Blue Steel

by | Apr 18, 2017

If looking back just to see if I’m still there tells me anything, it’s that I’ve been in front of a few cameras when the cats from makeup and wardrobe were on their union break. I mean, an opportunity to share my story in Winning, a widely read magazine in its day, and I show looking like it’s a casting call for Do The Right Thing?!

The nineties were wide open in my end of the industry and stories about those still standing in it. To say the landscape was barren would be an understatement. Through the decade I found myself pushed further outside. I was in it for the long haul, but grew tired of the same questions asked in slightly different ways from the same few folks who were self-appointed beat reporters for the niche. The disinterested and bedraggled look was my way of saying I don’t care. It was about anti-caring. But it was a look. And it would evolve just as I would.

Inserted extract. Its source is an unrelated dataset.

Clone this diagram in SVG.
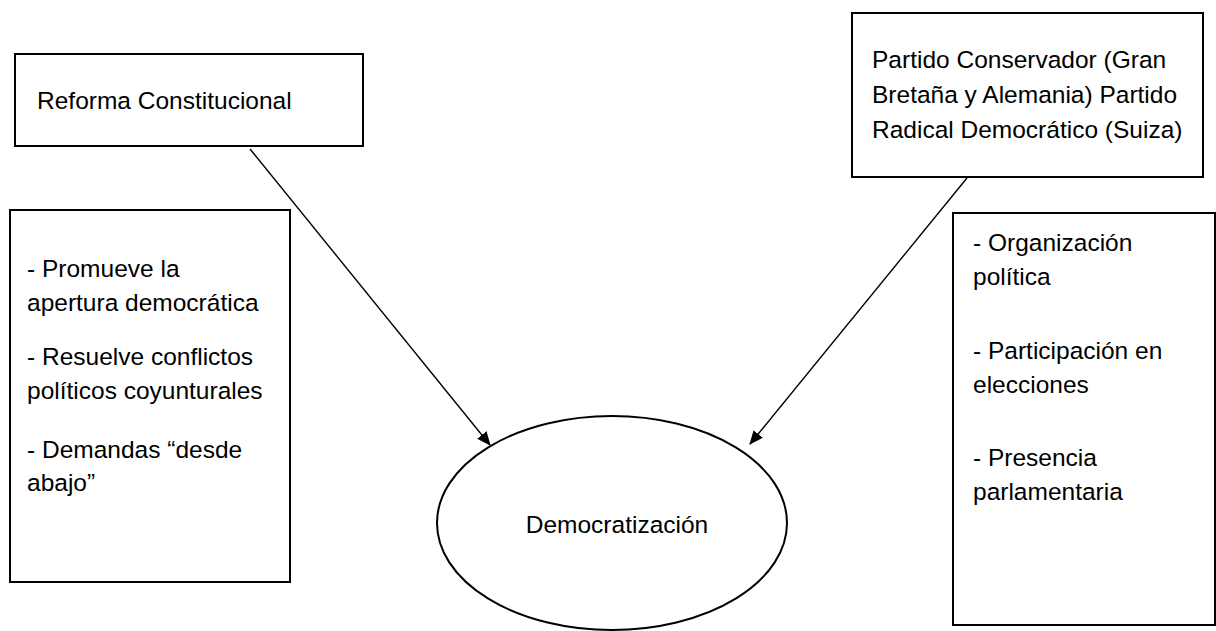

My pal Alan Coté wrote this superb article in 1994. I made him a bicycle, covered the bullet points, and waited for a photographer. Peter Brentlinger shot the images. He and I had a rapport from previous assignments. My memory has faded but I think our history together led to me asking him to shoot the glam shots for my really expensive, eight page if not more, four color brochure produced before the end of the century. By that time I surely realized that a portrait lives its own life and I should pay attention to the message I was sending.